• **DATA SECTION**
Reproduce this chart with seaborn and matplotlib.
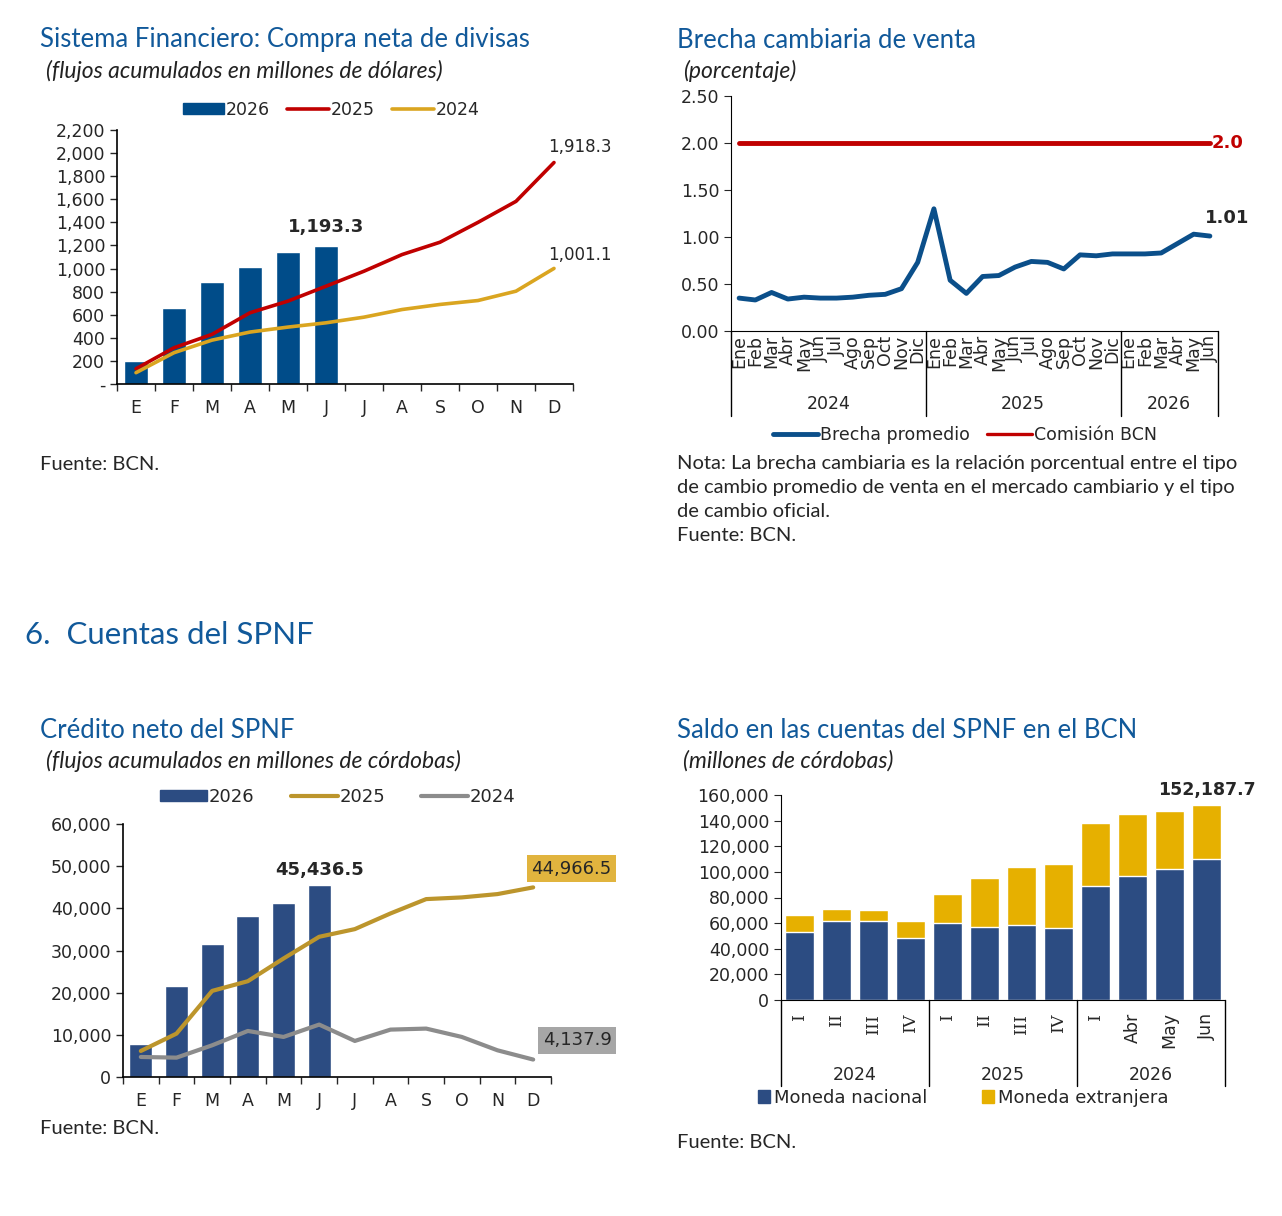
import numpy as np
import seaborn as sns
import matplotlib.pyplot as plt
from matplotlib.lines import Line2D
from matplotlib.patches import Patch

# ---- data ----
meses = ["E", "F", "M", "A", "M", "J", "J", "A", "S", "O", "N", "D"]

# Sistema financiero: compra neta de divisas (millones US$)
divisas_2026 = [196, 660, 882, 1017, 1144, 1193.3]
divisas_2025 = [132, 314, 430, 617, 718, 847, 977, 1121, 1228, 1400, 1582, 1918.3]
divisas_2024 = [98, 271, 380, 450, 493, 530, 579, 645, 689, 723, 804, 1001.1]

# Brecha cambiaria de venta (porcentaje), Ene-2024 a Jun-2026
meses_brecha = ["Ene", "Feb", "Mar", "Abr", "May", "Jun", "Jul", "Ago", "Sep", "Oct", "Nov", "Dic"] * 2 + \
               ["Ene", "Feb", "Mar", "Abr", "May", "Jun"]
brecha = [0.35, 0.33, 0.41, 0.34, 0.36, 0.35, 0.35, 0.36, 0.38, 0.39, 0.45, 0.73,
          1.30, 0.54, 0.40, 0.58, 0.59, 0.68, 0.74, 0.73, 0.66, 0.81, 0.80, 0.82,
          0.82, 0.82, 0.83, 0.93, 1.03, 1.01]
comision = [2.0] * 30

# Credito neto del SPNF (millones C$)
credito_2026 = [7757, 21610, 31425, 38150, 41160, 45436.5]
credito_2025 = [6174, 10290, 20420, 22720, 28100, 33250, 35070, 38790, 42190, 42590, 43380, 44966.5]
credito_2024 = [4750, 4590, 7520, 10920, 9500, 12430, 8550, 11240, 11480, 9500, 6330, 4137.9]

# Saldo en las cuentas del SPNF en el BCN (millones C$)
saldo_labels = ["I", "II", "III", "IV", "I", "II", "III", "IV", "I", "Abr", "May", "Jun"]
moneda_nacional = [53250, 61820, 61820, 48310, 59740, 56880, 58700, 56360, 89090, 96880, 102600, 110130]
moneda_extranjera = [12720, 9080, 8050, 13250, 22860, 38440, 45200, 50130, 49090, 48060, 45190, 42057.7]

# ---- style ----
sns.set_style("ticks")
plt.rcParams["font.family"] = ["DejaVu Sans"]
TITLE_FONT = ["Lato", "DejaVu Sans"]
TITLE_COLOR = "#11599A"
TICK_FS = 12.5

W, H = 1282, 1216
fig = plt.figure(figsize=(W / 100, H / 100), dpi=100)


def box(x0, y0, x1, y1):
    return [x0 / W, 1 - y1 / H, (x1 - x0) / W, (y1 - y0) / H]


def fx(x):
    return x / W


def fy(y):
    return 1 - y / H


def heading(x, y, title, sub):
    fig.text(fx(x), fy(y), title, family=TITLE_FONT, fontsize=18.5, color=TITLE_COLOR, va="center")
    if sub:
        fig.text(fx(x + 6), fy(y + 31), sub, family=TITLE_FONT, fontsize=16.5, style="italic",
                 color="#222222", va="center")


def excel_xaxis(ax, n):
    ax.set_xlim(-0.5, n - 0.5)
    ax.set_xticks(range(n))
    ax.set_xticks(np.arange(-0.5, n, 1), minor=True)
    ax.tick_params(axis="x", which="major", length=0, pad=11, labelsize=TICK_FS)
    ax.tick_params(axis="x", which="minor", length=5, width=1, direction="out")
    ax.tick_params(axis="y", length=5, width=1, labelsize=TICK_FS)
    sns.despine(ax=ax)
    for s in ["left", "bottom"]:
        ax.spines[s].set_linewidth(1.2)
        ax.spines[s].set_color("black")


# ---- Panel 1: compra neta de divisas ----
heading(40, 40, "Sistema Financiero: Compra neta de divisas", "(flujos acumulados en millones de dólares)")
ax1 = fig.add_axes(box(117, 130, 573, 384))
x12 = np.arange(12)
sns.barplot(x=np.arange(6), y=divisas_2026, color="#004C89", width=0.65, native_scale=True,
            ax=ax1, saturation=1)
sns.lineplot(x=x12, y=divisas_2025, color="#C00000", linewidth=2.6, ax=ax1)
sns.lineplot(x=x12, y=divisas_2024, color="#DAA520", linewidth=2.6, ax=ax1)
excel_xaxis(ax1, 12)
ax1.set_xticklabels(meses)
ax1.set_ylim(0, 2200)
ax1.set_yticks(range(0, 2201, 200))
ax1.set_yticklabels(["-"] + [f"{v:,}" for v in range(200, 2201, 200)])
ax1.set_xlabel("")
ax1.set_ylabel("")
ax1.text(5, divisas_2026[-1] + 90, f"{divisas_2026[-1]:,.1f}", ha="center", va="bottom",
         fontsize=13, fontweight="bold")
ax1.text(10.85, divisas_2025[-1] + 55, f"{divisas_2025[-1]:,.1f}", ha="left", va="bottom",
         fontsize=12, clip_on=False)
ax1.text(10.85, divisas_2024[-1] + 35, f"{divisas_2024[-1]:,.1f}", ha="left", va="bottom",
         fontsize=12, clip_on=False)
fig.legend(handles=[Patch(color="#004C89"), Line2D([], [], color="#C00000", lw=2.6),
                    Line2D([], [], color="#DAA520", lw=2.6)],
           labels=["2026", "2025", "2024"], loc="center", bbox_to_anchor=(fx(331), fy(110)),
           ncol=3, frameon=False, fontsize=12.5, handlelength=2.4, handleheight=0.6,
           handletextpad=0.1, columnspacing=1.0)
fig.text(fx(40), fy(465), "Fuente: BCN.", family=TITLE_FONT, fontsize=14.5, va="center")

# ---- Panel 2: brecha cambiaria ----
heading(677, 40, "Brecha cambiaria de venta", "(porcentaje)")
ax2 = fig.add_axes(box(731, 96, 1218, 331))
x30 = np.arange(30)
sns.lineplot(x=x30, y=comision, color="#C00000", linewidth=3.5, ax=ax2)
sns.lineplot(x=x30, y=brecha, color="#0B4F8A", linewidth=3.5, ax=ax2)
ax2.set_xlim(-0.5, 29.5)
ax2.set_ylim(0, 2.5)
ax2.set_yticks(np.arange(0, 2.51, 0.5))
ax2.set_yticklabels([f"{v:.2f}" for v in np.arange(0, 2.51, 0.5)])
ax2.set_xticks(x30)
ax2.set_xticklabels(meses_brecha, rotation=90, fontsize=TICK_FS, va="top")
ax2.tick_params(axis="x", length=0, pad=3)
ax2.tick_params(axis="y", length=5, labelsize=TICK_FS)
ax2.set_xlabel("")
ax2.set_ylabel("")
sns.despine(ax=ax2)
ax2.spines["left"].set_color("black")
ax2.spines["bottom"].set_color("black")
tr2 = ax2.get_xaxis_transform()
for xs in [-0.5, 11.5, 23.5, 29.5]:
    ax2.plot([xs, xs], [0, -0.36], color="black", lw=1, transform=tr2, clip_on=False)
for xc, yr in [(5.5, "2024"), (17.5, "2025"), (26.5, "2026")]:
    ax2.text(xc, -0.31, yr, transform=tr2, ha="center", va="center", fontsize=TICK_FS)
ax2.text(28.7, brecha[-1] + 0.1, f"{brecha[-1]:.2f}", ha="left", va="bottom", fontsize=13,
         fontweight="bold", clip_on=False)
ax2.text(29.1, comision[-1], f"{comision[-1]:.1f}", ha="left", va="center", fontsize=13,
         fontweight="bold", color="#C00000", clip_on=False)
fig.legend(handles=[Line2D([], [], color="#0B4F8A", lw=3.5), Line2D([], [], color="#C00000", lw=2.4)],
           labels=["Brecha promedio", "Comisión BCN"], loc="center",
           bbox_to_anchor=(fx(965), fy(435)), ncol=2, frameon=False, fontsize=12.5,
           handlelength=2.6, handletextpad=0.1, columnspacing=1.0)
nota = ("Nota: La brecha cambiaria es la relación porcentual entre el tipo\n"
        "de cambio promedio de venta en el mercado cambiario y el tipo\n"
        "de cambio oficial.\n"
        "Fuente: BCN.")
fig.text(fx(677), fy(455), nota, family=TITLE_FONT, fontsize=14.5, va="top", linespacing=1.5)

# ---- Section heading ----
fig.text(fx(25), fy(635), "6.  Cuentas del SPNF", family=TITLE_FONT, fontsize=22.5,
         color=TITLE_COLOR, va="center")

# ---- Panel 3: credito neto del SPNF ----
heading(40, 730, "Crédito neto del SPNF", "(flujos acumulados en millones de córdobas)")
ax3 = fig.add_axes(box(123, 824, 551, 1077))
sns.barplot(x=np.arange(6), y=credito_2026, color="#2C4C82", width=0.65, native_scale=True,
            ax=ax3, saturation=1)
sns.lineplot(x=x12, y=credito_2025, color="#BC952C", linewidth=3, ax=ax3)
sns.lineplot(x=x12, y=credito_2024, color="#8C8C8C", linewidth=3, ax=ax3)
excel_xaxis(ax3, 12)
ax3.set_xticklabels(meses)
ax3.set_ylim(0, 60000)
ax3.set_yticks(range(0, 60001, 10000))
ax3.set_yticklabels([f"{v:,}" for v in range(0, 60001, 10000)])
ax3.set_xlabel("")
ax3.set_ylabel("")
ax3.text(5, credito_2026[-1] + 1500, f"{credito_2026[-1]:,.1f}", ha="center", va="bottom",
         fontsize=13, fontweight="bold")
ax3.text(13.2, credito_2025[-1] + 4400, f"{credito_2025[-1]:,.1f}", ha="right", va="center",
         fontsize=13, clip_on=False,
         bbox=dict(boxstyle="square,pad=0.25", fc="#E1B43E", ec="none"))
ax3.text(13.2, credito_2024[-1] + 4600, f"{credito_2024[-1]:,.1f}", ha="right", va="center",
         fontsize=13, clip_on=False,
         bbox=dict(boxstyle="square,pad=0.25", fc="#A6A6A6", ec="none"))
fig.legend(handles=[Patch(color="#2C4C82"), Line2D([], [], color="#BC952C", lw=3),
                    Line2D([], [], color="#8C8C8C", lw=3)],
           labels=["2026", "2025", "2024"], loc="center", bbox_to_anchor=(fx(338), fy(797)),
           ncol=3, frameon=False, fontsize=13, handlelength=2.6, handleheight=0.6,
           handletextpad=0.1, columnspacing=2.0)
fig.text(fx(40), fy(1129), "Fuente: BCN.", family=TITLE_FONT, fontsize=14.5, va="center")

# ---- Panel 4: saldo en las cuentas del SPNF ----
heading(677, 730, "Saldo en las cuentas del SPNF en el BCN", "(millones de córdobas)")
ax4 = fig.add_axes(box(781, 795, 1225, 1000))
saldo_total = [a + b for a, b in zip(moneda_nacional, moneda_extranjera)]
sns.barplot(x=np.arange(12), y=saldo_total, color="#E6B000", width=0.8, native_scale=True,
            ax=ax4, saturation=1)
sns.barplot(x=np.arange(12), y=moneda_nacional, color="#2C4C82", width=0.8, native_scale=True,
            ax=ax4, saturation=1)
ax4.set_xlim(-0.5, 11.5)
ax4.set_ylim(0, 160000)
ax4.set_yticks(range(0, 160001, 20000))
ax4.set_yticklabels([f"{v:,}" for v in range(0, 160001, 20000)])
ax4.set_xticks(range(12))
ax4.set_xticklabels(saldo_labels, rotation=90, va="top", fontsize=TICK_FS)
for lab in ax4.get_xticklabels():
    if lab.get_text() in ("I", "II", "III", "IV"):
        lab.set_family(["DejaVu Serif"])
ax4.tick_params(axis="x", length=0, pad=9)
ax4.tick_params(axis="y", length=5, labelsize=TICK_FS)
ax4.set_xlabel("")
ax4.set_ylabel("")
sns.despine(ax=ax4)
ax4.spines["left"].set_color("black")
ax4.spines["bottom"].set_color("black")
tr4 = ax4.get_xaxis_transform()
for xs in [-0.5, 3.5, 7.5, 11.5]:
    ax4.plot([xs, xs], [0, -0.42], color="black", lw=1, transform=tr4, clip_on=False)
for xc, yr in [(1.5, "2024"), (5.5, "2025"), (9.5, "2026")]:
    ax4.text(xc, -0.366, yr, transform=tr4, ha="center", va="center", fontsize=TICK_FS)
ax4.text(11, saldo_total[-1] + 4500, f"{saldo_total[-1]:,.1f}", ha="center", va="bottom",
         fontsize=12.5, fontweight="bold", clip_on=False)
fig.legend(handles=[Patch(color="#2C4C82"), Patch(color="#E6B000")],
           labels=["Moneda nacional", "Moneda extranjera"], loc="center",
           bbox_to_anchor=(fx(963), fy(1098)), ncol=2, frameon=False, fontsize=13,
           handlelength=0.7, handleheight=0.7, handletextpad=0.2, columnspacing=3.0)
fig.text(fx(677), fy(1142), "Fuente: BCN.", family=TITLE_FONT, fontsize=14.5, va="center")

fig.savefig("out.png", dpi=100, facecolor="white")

• **REQUIREMENTS**
Exactly reproduce the run of lines from the start of the listing through the line with "9500, 6330, 4137.9]", inclusive; pictures are not copied.

• **SOLUTION**
Reproduce this chart with seaborn and matplotlib.
import numpy as np
import seaborn as sns
import matplotlib.pyplot as plt
from matplotlib.lines import Line2D
from matplotlib.patches import Patch

# ---- data ----
meses = ["E", "F", "M", "A", "M", "J", "J", "A", "S", "O", "N", "D"]

# Sistema financiero: compra neta de divisas (millones US$)
divisas_2026 = [196, 660, 882, 1017, 1144, 1193.3]
divisas_2025 = [132, 314, 430, 617, 718, 847, 977, 1121, 1228, 1400, 1582, 1918.3]
divisas_2024 = [98, 271, 380, 450, 493, 530, 579, 645, 689, 723, 804, 1001.1]

# Brecha cambiaria de venta (porcentaje), Ene-2024 a Jun-2026
meses_brecha = ["Ene", "Feb", "Mar", "Abr", "May", "Jun", "Jul", "Ago", "Sep", "Oct", "Nov", "Dic"] * 2 + \
               ["Ene", "Feb", "Mar", "Abr", "May", "Jun"]
brecha = [0.35, 0.33, 0.41, 0.34, 0.36, 0.35, 0.35, 0.36, 0.38, 0.39, 0.45, 0.73,
          1.30, 0.54, 0.40, 0.58, 0.59, 0.68, 0.74, 0.73, 0.66, 0.81, 0.80, 0.82,
          0.82, 0.82, 0.83, 0.93, 1.03, 1.01]
comision = [2.0] * 30

# Credito neto del SPNF (millones C$)
credito_2026 = [7757, 21610, 31425, 38150, 41160, 45436.5]
credito_2025 = [6174, 10290, 20420, 22720, 28100, 33250, 35070, 38790, 42190, 42590, 43380, 44966.5]
credito_2024 = [4750, 4590, 7520, 10920, 9500, 12430, 8550, 11240, 11480, 9500, 6330, 4137.9]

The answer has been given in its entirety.